Der Argu­men­ta­tion des Ehe­manns sei damit der Boden ent­zo­gen. Zu Recht habe die Vorin­stanz befun­den, die Ehe­frau habe ihre Auf­stel­lung der Börsenkurse an der Hauptver­hand­lung vor dem Schei­dungs­gericht rechtzeit­ig ein­gere­icht, zumal sie die aktuellen Kurse vorher nicht ken­nen kon­nte. Bun­desrecht­skon­form sei auch, dass das Schei­dungs­gericht seinem Urteil Börsenkurse zugrunde gelegt habe, die wenige Tage vor Urteils­da­tum gal­ten. Auch aus dem Umstand, dass das erstin­stan­zliche Urteil vom 16.10.2018 erst am 21.3.2019 (sic!) an die Parteien ver­sandt wurde, ergebe sich keine Ver­let­zung von Art. 214 Abs. 1 ZGB. Mass­gebend für den Wert der bei der Auflö­sung des Güter­standes vorhan­de­nen Errun­gen­schaft sei der Tag der Urteils­fäl­lung und nicht des Urteilsver­sands (E. 3.7).

Das neue Urteil des Bun­des­gerichts ist für Scheidungsanwält:innen von gross­er Bedeu­tung.

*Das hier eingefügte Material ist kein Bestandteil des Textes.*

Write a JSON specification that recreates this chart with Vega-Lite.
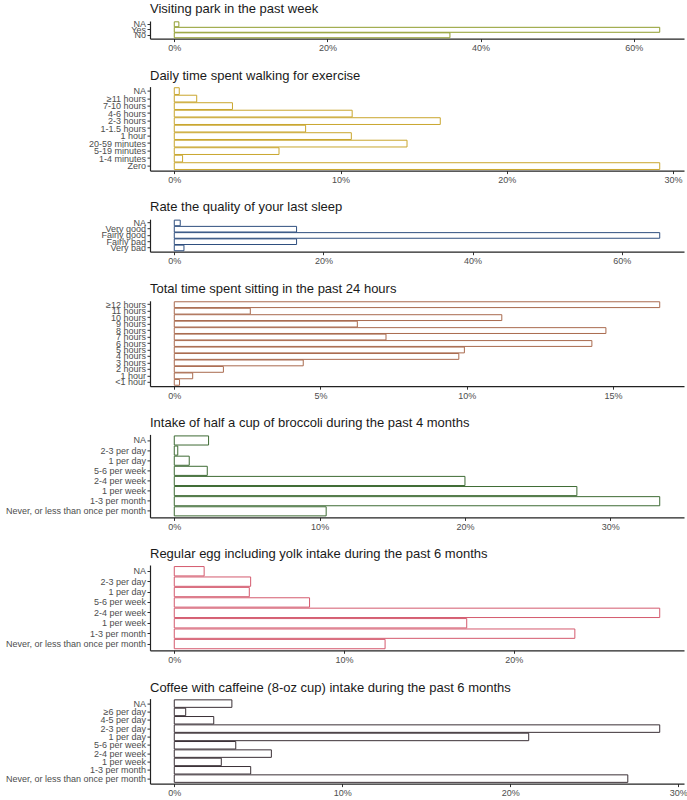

Kün­ftig wird die umsichtige Scheidungsanwält:in ihre Behaup­tun­gen und Belege bezüglich Aktienkurse börsenkotiert­er Unternehmen an der Hauptver­hand­lung oder im schriftlichen Schlussvor­trag aktu­al­isieren müssen. Sollte das Urteil daraufhin län­gere Zeit auf sich warten lassen, drän­gen sich weit­ere Noveneingaben auf, weil die behaupteten Aktienkurse anson­sten nicht mehr nahe genug an der Urteils­fäl­lung liegen und dem Urteil nicht zugrunde gelegt wer­den können.

Ob das Bun­des­gericht kün­ftig Wech­selkurse noch als notorisch qual­i­fiziert, bleibt vor­erst offen. Der Grund­stein für eine Recht­sprechungsän­derung ist mit diesem Urteil sicher­lich gelegt. Das Bun­des­gericht räumt ein, dass auch Wech­selkursen der für Noto­ri­etät notwendi­ge offizielle Anstrich abgeht.